**Written request:**
Extract only the first line of the listing and every line after it up to and including the one with "30, 40, 50];". Omit the pictures.

__________________________________________________

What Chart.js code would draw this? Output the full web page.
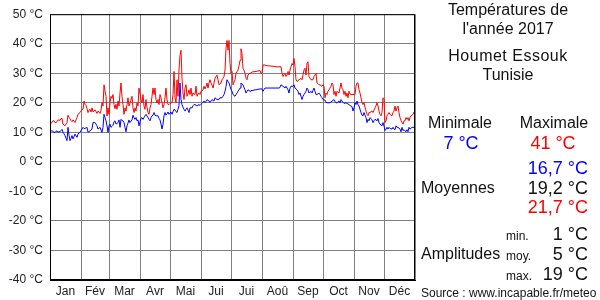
<!DOCTYPE html>
<html lang="fr">
<head>
<meta charset="UTF-8">
<title>Températures de l'année 2017 - Houmet Essouk</title>
<script src="https://cdn.jsdelivr.net/npm/chart.js"></script>
<style>
  html, body { margin: 0; padding: 0; background: #fff; }
  #wrap { width: 600px; height: 300px; }
</style>
</head>
<body>
<div id="wrap"><canvas id="tempChart" width="600" height="300"></canvas></div>
<script>
// Daily values 2017
var monthLabels = ["Jan", "Fév", "Mar", "Avr", "Mai", "Jui", "Jui", "Aoû", "Sep", "Oct", "Nov", "Déc"];
var monthStarts = [0, 31, 59, 90, 120, 151, 181, 212, 243, 273, 304, 334, 365];
var yTicks = [-40, -30, -20, -10, 0, 10, 20, 30, 40, 50];

var tmax = [
  13.1,13.1,13.3,13.9,13.9,13.3,13.3,13.6,14.2,14.2,14.0,14.7,14.7,12.8,12.5,12.2,12.8,13.3,15.8,15.0,14.7,14.0,13.6,14.2,13.8,13.3,14.2,15.0,16.1,16.4,16.7,
  17.2,17.8,17.8,20.6,19.5,19.1,18.0,16.7,17.5,17.8,16.9,18.3,16.9,17.2,17.6,17.0,16.4,17.2,16.9,16.4,17.5,20.0,18.9,26.1,24.0,22.2,15.5,18.3,
  16.1,20.0,22.2,21.5,22.8,19.4,18.0,19.5,17.8,20.6,18.9,23.3,26.7,22.0,19.4,16.1,18.3,17.2,19.4,21.7,18.9,20.0,21.0,22.2,18.3,16.7,18.3,17.2,20.0,18.9,25.0,
  23.0,21.1,20.0,22.8,18.9,17.8,21.1,18.5,16.7,16.1,18.3,19.4,22.2,25.0,22.8,25.0,21.1,20.0,21.1,19.4,22.8,21.7,20.0,18.3,19.4,21.7,25.0,21.1,19.4,19.4,
  19.8,20.0,20.0,22.8,30.6,21.7,20.0,27.8,22.2,31.1,36.1,37.8,28.3,23.3,21.1,25.0,26.1,22.2,23.0,24.4,22.8,25.0,22.2,23.3,23.0,22.8,25.6,22.2,23.0,23.3,22.8,
  23.9,24.0,24.4,25.6,24.7,25.5,26.7,25.0,26.7,27.8,26.7,26.0,25.0,26.7,28.3,28.9,29.4,27.8,26.1,26.5,26.7,27.8,28.3,28.9,31.1,38.3,41.1,37.8,41.1,33.3,
  30.0,30.6,26.1,27.0,27.8,30.0,30.5,31.1,32.5,34.4,38.3,36.7,31.7,31.0,30.0,28.3,27.8,29.4,29.8,30.0,30.2,30.4,30.5,30.5,30.6,30.6,30.7,30.8,30.8,30.9,30.0,
  30.0,32.8,32.8,32.8,32.6,32.6,32.5,32.5,32.5,32.4,32.4,32.4,32.3,32.3,32.2,32.2,32.2,32.2,32.2,32.2,30.0,28.9,29.5,30.0,28.9,29.4,30.6,29.4,31.1,32.2,33.3,
  32.8,35.0,32.2,27.8,27.2,27.5,27.8,28.0,28.3,27.8,29.5,31.1,31.7,29.4,33.3,33.9,28.9,28.3,27.8,27.8,27.8,28.9,29.4,30.0,26.7,26.5,26.1,26.1,25.8,25.6,
  26.1,25.6,21.7,23.3,22.8,23.9,24.4,25.0,25.6,26.7,26.1,22.8,23.9,22.2,23.9,23.5,23.3,25.0,26.7,25.0,24.4,22.8,23.9,22.2,23.3,21.7,23.9,23.0,22.8,22.8,22.8,
  22.8,22.8,25.6,26.7,26.7,24.4,23.3,21.7,20.0,19.4,20.0,18.5,17.2,16.1,15.6,16.7,16.7,17.0,17.2,16.7,17.5,18.3,19.0,20.0,18.9,17.2,16.1,15.6,16.7,21.7,
  21.1,13.3,13.9,15.6,16.1,16.7,16.1,15.8,15.6,16.7,17.2,18.9,17.2,18.3,18.9,16.7,15.0,14.0,13.3,12.8,13.9,13.9,15.0,14.4,15.0,13.9,15.0,15.6,15.8,16.1,16.9
];

var tmin = [
  10.5,10.5,10.5,10.3,10.0,10.0,10.3,10.5,10.0,10.2,10.2,10.6,11.0,10.0,9.5,8.9,8.0,7.2,11.7,9.0,7.2,8.0,8.9,7.8,8.5,9.4,8.8,8.3,9.4,9.8,10.0,
  10.6,11.1,11.7,11.3,11.3,11.5,11.7,10.0,10.3,10.5,10.8,11.1,13.3,13.3,13.3,12.8,12.2,11.1,11.4,11.7,10.8,10.0,11.7,16.1,15.0,13.9,12.2,10.0,
  12.2,12.8,11.7,12.0,12.4,13.6,13.9,12.8,13.0,13.3,14.2,11.7,14.4,14.0,13.9,13.3,11.7,10.2,12.2,13.1,14.2,13.3,13.8,14.2,15.8,15.0,14.4,15.0,13.9,14.2,12.2,
  13.5,14.7,15.0,14.4,15.0,15.6,16.1,15.5,15.0,14.4,13.9,15.0,15.6,15.8,16.7,15.8,15.6,15.6,15.6,14.7,14.2,12.8,11.1,12.8,15.6,16.7,15.8,16.3,16.9,16.1,
  16.5,16.9,16.1,17.0,17.8,17.6,17.0,16.7,17.8,19.1,26.7,21.1,19.4,18.5,17.8,17.2,17.8,18.3,17.5,16.7,18.3,18.3,18.3,19.0,19.4,19.4,19.2,18.9,19.2,19.4,19.1,
  19.5,19.8,20.2,20.6,20.0,20.5,21.1,20.8,20.6,20.2,20.6,21.1,20.8,20.6,21.7,21.4,21.1,21.1,21.1,21.7,21.7,21.7,22.2,22.8,23.9,25.5,27.8,27.2,26.7,25.6,
  24.5,23.9,22.8,22.5,22.2,22.8,23.3,23.9,24.4,25.0,26.7,26.4,26.1,25.2,24.4,23.3,23.9,24.4,24.2,23.9,24.1,24.2,24.2,24.3,24.4,24.4,24.5,24.6,24.6,24.7,24.7,
  24.7,23.9,24.5,25.0,25.0,25.0,25.0,25.0,25.0,25.0,25.0,25.0,25.0,25.0,25.0,25.0,25.0,25.0,25.2,26.1,25.8,25.6,25.3,25.0,25.6,25.0,24.4,23.3,25.0,25.6,25.6,
  25.6,26.1,25.0,24.7,24.4,23.9,22.8,23.3,22.2,21.1,22.2,22.8,23.3,23.9,25.0,24.4,23.3,23.6,23.9,23.3,24.2,25.0,23.9,22.8,22.8,23.0,23.3,22.8,22.2,21.7,
  21.1,21.0,20.9,20.2,20.0,20.0,20.0,20.0,20.3,20.6,20.8,21.1,20.5,20.0,20.0,20.3,20.6,20.0,21.1,20.6,20.2,19.8,19.9,20.0,19.8,19.6,19.4,19.1,18.9,18.7,17.2,
  18.3,20.0,19.4,20.6,19.4,18.9,17.8,16.7,15.8,15.6,16.7,15.8,15.0,13.3,14.4,13.9,15.0,14.6,14.2,13.3,13.9,14.4,14.2,13.9,14.7,13.3,12.8,12.5,12.2,13.3,
  12.2,10.6,11.1,11.7,11.1,11.7,11.3,11.2,11.1,11.7,11.1,10.9,12.2,11.7,11.7,11.4,11.1,10.2,11.7,10.6,10.9,10.5,10.2,10.9,10.2,11.7,11.1,11.4,11.7,11.7,11.7
];

// summary block on the right
var statsMin = "7 °C", statsMax = "41 °C";
var moyennes = ["16,7 °C", "19,2 °C", "21,7 °C"];
var amplitudes = [["min.", "1 °C"], ["moy.", "5 °C"], ["max.", "19 °C"]];

var FONT = '"Liberation Sans", Arial, sans-serif';
Chart.defaults.font.family = FONT;
Chart.defaults.font.size = 12;
Chart.defaults.color = '#222';

var mids = [];
for (var i = 0; i < 12; i++) mids.push((monthStarts[i] + monthStarts[i + 1]) / 2);

function toPoints(arr) {
  return arr.map(function (v, i) { return { x: i, y: v }; });
}

var sidePanel = {
  id: 'sidePanel',
  afterDraw: function (chart) {
    var c = chart.ctx, a = chart.chartArea;
    c.save();
    // frame round the plot
    c.strokeStyle = '#000';
    c.lineWidth = 1;
    c.strokeRect(a.left + 0.5, a.top + 0.5, a.right - a.left - 1, a.bottom - a.top - 1);

    c.textBaseline = 'middle';
    c.fillStyle = '#111';
    c.textAlign = 'center';
    c.font = '16px ' + FONT;
    c.fillText("Températures de", 508, 11);
    c.fillText("l'année 2017", 508, 30);
    c.letterSpacing = '0.5px';
    c.fillText("Houmet Essouk", 508, 57);
    c.letterSpacing = '0px';
    c.fillText("Tunisie", 508, 76);

    c.font = '16px ' + FONT;
    c.fillText("Minimale", 460, 124);
    c.fillText("Maximale", 554, 124);
    c.font = '18px ' + FONT;
    c.fillStyle = '#0000ff';
    c.fillText(statsMin, 461, 144);
    c.fillStyle = '#ff0000';
    c.fillText(statsMax, 553, 144);

    c.textAlign = 'right';
    c.fillStyle = '#0000ff';
    c.fillText(moyennes[0], 588, 169);
    c.fillStyle = '#111';
    c.fillText(moyennes[1], 588, 189);
    c.fillStyle = '#ff0000';
    c.fillText(moyennes[2], 588, 208);

    c.fillStyle = '#111';
    c.textAlign = 'left';
    c.font = '16px ' + FONT;
    c.fillText("Moyennes", 421, 189);
    c.fillText("Amplitudes", 421, 255);
    for (var k = 0; k < 3; k++) {
      c.textAlign = 'left';
      c.font = '12px ' + FONT;
      c.fillText(amplitudes[k][0], 506, 237 + k * 20);
      c.textAlign = 'right';
      c.font = '18px ' + FONT;
      c.fillText(amplitudes[k][1], 588, 235 + k * 20);
    }

    c.textAlign = 'left';
    c.font = '12px ' + FONT;
    c.fillText("Source : www.incapable.fr/meteo", 421, 294);
    c.restore();
  }
};

new Chart(document.getElementById('tempChart'), {
  type: 'line',
  data: {
    datasets: [
      { label: 'Maximale', data: toPoints(tmax), borderColor: '#ff0000', borderWidth: 1, pointRadius: 0, tension: 0, fill: false },
      { label: 'Minimale', data: toPoints(tmin), borderColor: '#0000ff', borderWidth: 1, pointRadius: 0, tension: 0, fill: false }
    ]
  },
  options: {
    responsive: false,
    animation: false,
    events: [],
    layout: { padding: { left: 0, right: 185, top: 10, bottom: 0 } },
    plugins: { legend: { display: false }, tooltip: { enabled: false }, title: { display: false } },
    scales: {
      x: {
        type: 'linear',
        min: 0,
        max: 365,
        afterBuildTicks: function (s) {
          s.ticks = monthStarts.concat(mids).sort(function (p, q) { return p - q; }).map(function (v) { return { value: v }; });
        },
        afterFit: function (s) { s.height = 20; },
        ticks: {
          autoSkip: false,
          maxRotation: 0,
          padding: 4,
          color: '#222',
          callback: function (v) {
            var j = mids.indexOf(v);
            return j >= 0 ? monthLabels[j] : '';
          }
        },
        grid: {
          drawTicks: false,
          color: function (ctx) {
            return ctx.tick && monthStarts.indexOf(ctx.tick.value) >= 0 ? '#808080' : 'rgba(0,0,0,0)';
          },
          lineWidth: 1
        },
        border: { color: '#000' }
      },
      y: {
        min: -40,
        max: 50,
        afterBuildTicks: function (s) {
          s.ticks = yTicks.map(function (v) { return { value: v }; });
        },
        afterFit: function (s) { s.width = 50; },
        ticks: {
          padding: 7,
          color: '#222',
          callback: function (v) { return v + ' °C'; }
        },
        grid: { drawTicks: false, color: '#808080', lineWidth: 1 },
        border: { color: '#000' }
      }
    }
  },
  plugins: [sidePanel]
});
</script>
</body>
</html>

__________________________________________________

**Exercise response:**
What Chart.js code would draw this? Output the full web page.
<!DOCTYPE html>
<html lang="fr">
<head>
<meta charset="UTF-8">
<title>Températures de l'année 2017 - Houmet Essouk</title>
<script src="https://cdn.jsdelivr.net/npm/chart.js"></script>
<style>
  html, body { margin: 0; padding: 0; background: #fff; }
  #wrap { width: 600px; height: 300px; }
</style>
</head>
<body>
<div id="wrap"><canvas id="tempChart" width="600" height="300"></canvas></div>
<script>
// Daily values 2017
var monthLabels = ["Jan", "Fév", "Mar", "Avr", "Mai", "Jui", "Jui", "Aoû", "Sep", "Oct", "Nov", "Déc"];
var monthStarts = [0, 31, 59, 90, 120, 151, 181, 212, 243, 273, 304, 334, 365];
var yTicks = [-40, -30, -20, -10, 0, 10, 20, 30, 40, 50];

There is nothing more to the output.